In the US movie industry, "The Fall of a Nation" (1916), directed by Thomas Dixon Jr., was the first film sequel. This movie was a follow-up to D. W. Griffith's "Birth of a Nation" (1915). Dixon Jr., who wrote the book that Griffith used as the source for "The Birth of a Nation", attempted to cash in on the success of Griffith’s controversial silent film by producing his own sequel based on a novel, called "The Fall of a Nation", that he wrote and published the same year.

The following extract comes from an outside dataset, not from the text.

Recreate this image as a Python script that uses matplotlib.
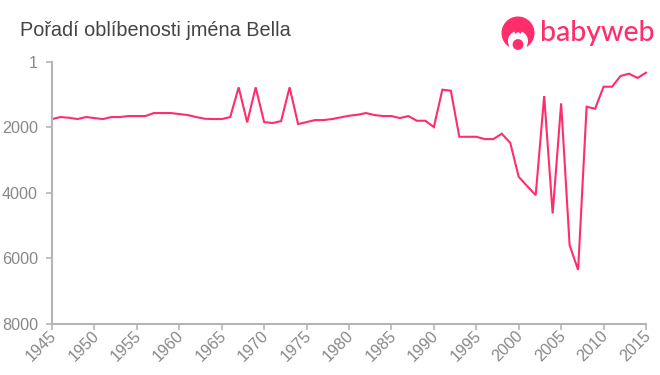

Griffith’s "Birth of a Nation" chronicles the relationship of two families during the American Civil War and Reconstruction era, spanning several years and dramatizing the assassination of Abraham Lincoln. It was commercially successful but deemed heavily controversial (especially over time), as it featured white actors in blackface playing slaves. They who were depicted as unintelligent and animalistically aggressive towards women. In addition to portraying blacks as inferior, the film, based on Dixon Jr.‘s book "The Clansman: An Historical Romance of the Ku Klux Klan", glorified the Ku Klux Klan. "The Birth of a Nation" became a recruiting tool for the KKK and, oddly enough, is the first film to have been screened at the White House, for president Woodrow Wilson.

The sequel, "The Fall of a Nation", was billed as an “attack on the pacifism of William Jennings Bryan and Henry Ford and a plea for American preparedness for war”. It was an explicit pro-war propaganda film.